Nel 2017 Aung San Suu Kyi è stata al centro di una controversia e pesanti critiche internazionali. Il caso era il genocidio della minoranza musulmana dei Rohingya. L’accusa e critiche verso Aung erano di indifferenza, ed anche ostilità, verso la minoranza che ha subito da parte delle forze armate birmane in quegli anni un vero e proprio genocidio. Il caso è stato dibattuto a livello internazionale, ed è costato ad Aung San Suu Kyi la revoca di numerosi premi ed onorificenze oltre che accuse e critiche pesantissime.
La questione non è mai stata conclusa definitivamente, nonostante un processo davanti alla Corte internazionale di giustizia. La stabilità della Birmania però dura solamente qualche anno.

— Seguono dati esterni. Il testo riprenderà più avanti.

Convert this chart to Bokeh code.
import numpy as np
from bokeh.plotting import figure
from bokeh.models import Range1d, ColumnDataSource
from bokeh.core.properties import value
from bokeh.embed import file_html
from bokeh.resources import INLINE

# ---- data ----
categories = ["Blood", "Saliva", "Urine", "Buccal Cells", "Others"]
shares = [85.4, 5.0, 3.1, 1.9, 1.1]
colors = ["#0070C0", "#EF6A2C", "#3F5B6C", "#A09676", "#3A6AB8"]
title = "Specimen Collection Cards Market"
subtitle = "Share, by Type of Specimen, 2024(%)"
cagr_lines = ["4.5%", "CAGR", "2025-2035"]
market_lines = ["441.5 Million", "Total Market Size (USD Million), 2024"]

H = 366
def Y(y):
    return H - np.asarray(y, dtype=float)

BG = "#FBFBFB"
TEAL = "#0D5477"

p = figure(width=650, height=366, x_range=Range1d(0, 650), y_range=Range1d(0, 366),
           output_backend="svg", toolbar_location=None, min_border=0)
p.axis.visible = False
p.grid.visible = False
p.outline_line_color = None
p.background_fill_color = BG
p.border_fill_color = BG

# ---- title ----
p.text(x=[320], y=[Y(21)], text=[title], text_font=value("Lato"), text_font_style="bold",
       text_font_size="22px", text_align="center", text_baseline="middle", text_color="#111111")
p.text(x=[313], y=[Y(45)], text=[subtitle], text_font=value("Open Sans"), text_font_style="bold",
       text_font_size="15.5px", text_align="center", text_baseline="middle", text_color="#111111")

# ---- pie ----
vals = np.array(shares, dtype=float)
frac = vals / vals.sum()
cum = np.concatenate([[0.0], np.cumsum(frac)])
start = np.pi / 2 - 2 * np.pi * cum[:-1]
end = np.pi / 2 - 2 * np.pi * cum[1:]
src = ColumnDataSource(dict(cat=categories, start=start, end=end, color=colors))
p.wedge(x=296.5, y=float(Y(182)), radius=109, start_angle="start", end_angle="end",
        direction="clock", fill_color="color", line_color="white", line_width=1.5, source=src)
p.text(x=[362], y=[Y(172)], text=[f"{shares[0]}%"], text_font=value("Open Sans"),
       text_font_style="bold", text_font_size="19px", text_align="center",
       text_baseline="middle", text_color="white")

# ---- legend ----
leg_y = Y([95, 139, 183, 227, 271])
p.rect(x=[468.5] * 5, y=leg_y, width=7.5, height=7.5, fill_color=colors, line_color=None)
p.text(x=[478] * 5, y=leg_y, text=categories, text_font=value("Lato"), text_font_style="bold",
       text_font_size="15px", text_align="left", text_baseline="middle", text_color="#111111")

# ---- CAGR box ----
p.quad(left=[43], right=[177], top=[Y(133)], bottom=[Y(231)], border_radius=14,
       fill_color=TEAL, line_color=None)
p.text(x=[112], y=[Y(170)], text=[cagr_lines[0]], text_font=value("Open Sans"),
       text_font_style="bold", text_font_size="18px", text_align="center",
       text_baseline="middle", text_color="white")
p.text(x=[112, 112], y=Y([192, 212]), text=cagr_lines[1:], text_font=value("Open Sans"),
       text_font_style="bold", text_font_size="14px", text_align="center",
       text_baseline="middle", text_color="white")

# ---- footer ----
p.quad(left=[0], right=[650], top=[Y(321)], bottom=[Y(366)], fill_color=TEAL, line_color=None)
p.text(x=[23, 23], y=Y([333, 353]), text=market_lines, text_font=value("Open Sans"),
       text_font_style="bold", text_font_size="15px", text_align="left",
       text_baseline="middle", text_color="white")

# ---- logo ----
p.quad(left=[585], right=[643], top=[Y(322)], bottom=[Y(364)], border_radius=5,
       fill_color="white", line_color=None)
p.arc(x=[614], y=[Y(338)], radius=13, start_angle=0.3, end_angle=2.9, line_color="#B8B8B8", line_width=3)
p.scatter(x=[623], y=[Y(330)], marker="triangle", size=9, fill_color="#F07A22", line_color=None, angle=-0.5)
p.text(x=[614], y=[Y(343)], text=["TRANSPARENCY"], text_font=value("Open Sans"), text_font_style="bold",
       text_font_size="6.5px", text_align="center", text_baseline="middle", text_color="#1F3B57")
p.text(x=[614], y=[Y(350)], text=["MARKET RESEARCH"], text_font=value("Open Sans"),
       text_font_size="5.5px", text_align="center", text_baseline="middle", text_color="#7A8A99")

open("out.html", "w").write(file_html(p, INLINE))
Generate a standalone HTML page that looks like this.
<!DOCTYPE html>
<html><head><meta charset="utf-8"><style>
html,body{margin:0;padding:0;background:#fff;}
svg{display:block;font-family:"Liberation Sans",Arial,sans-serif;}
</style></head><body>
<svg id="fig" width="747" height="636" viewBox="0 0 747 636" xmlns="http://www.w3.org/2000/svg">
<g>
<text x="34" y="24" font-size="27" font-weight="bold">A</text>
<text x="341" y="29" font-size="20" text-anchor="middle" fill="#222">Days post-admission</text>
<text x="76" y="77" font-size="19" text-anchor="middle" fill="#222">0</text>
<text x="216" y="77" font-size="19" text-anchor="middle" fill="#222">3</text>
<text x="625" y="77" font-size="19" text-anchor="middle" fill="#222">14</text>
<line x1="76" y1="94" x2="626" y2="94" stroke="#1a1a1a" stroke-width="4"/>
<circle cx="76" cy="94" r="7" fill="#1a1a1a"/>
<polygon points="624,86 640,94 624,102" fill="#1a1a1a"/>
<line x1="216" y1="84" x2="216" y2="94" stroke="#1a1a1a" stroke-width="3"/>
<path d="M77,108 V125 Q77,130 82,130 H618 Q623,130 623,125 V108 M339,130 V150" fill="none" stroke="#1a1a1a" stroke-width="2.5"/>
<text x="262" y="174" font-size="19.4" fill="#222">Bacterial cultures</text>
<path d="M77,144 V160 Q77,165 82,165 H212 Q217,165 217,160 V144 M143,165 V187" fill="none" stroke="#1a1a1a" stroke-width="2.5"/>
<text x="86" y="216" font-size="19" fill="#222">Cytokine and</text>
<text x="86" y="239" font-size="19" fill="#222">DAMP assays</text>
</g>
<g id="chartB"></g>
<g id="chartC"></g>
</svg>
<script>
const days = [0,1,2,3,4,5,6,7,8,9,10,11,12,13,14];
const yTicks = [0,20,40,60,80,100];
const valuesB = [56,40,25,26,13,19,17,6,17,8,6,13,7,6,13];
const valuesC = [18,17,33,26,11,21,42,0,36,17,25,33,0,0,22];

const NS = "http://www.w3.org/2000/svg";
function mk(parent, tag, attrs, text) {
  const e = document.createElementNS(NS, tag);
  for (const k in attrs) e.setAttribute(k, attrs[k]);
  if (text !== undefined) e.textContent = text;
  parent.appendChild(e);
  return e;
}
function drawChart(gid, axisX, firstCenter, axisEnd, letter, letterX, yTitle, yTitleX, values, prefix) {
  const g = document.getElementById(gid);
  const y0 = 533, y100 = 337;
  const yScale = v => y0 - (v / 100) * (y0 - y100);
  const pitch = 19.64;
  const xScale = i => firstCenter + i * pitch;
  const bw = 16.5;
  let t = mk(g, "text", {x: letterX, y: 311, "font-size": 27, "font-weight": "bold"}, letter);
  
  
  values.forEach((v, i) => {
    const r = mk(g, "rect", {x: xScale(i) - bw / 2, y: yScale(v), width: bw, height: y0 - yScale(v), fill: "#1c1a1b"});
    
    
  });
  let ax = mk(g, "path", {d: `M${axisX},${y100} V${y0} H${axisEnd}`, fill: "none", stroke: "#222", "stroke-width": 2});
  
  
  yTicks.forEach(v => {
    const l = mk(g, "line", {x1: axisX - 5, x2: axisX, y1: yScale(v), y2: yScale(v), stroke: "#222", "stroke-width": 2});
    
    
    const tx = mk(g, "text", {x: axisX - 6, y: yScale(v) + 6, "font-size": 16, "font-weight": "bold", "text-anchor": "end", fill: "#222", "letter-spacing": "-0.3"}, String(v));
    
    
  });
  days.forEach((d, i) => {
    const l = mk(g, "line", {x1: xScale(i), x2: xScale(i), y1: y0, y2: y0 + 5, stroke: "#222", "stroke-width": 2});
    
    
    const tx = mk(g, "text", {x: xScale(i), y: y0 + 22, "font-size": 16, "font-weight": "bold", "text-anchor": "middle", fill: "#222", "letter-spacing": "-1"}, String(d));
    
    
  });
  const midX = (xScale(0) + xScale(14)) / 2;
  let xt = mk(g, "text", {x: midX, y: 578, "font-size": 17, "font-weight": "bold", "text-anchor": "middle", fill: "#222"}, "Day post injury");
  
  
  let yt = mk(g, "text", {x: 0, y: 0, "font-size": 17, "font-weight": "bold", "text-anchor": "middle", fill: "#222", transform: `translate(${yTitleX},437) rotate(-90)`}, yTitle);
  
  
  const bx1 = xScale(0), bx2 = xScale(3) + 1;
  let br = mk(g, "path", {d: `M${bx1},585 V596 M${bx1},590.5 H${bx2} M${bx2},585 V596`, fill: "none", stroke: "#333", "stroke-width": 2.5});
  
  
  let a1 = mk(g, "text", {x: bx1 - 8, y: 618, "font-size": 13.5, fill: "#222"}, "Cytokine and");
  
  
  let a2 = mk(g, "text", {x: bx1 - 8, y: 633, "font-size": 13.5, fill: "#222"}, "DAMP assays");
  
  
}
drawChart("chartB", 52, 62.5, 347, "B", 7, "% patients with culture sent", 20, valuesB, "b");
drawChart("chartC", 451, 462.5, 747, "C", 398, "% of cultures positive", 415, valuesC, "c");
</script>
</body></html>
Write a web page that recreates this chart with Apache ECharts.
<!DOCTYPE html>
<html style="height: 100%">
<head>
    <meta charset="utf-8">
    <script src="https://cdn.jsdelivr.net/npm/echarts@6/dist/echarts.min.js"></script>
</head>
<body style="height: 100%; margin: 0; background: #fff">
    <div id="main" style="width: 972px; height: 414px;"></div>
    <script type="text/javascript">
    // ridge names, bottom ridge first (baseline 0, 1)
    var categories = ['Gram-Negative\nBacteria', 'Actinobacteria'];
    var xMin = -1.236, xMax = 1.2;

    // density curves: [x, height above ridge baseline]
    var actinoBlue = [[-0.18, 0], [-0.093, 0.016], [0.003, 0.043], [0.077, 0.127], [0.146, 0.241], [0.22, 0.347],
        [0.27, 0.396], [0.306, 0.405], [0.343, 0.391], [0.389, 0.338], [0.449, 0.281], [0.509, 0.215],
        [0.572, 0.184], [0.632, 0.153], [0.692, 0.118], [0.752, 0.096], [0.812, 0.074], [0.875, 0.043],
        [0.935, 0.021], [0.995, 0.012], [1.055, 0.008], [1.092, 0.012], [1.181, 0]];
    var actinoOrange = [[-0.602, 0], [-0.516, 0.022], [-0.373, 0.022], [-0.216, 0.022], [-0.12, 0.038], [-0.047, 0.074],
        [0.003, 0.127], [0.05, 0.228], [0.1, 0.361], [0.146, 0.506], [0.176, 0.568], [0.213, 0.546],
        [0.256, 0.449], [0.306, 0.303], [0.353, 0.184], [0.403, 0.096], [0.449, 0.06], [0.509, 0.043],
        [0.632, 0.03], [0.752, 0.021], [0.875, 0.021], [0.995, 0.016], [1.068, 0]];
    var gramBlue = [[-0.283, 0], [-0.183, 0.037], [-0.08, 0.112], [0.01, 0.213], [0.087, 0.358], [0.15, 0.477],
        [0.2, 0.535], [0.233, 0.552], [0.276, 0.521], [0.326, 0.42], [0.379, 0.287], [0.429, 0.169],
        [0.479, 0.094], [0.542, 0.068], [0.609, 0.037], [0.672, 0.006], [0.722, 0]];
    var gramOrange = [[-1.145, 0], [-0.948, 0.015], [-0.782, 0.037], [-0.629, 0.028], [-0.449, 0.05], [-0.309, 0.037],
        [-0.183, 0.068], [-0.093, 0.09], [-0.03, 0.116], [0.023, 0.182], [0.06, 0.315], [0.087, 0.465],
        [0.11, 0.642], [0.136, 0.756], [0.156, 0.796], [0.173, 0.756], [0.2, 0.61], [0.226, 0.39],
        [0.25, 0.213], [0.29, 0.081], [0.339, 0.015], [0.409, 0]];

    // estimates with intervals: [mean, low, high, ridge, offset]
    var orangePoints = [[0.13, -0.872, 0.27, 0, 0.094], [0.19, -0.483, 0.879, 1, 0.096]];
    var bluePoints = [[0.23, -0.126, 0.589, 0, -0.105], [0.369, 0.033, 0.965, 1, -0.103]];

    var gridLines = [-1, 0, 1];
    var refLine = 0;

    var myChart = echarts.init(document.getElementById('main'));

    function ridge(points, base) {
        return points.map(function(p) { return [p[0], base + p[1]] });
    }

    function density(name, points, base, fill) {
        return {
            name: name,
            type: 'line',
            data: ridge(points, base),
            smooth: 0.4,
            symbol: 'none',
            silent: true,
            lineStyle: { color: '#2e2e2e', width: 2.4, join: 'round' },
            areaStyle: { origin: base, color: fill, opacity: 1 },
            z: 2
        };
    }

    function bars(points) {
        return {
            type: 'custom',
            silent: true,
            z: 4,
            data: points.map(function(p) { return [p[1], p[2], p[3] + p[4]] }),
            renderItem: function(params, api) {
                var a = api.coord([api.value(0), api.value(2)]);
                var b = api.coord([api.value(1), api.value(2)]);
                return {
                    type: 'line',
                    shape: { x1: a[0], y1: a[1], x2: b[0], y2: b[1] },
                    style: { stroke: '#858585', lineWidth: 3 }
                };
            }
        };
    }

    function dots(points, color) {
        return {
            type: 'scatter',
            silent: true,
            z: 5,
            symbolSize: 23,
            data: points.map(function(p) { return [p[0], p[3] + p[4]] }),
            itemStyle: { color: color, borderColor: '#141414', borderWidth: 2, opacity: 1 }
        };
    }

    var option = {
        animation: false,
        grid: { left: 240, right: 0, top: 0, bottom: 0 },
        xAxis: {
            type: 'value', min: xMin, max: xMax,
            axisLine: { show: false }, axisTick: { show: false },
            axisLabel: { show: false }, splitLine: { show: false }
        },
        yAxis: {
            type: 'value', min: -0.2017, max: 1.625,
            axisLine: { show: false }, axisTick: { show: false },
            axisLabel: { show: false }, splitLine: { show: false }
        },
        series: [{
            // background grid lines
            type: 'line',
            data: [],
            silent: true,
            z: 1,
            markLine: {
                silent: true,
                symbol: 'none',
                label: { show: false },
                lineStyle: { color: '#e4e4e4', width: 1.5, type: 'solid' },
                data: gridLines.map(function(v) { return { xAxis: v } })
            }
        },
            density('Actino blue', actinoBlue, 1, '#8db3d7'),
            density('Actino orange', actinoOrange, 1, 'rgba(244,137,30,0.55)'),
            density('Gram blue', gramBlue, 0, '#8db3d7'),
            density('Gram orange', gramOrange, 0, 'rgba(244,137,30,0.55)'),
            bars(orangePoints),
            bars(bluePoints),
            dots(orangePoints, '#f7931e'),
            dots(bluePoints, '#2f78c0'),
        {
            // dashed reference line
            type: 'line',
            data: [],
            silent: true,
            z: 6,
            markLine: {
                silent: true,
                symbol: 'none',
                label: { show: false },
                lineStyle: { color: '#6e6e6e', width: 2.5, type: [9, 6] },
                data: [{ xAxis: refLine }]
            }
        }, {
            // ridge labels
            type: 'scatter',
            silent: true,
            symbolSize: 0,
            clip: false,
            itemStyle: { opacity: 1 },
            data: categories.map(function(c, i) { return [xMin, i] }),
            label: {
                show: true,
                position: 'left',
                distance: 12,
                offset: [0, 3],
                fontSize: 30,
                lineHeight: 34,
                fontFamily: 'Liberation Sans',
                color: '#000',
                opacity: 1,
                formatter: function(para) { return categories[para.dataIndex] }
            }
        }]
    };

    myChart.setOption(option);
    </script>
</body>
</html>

Il 1° febbraio 2021 Aung San Suu Kyi viene nuovamente arrestata nel contesto di un nuovo colpo di Stato promosso dalle forze armate in protesta verso l’esito delle elezioni generali del novembre 2020 vinte ancora dalla Lega Nazionale, considerate false. Aung viene quindi accusata di corruzione, importazione e possesso illegale di walkie-talkie, violazione delle leggi sui disastri nazionali, sul segreto di Stato e sull’emergenza da coronavirus. Nel dicembre dello stesso anno sono arrivate le condanne: due anni di reclusione per sedizione e due anni per aver violato le restrizioni sul coronavirus durante la campagna elettorale. Ora, ai già svariati anni di reclusione a cui Aung San Suu Kyi è stata condannata, ne sono stati aggiunti appunto altri 6 per due casi di corruzione, come riportato dall’AFP.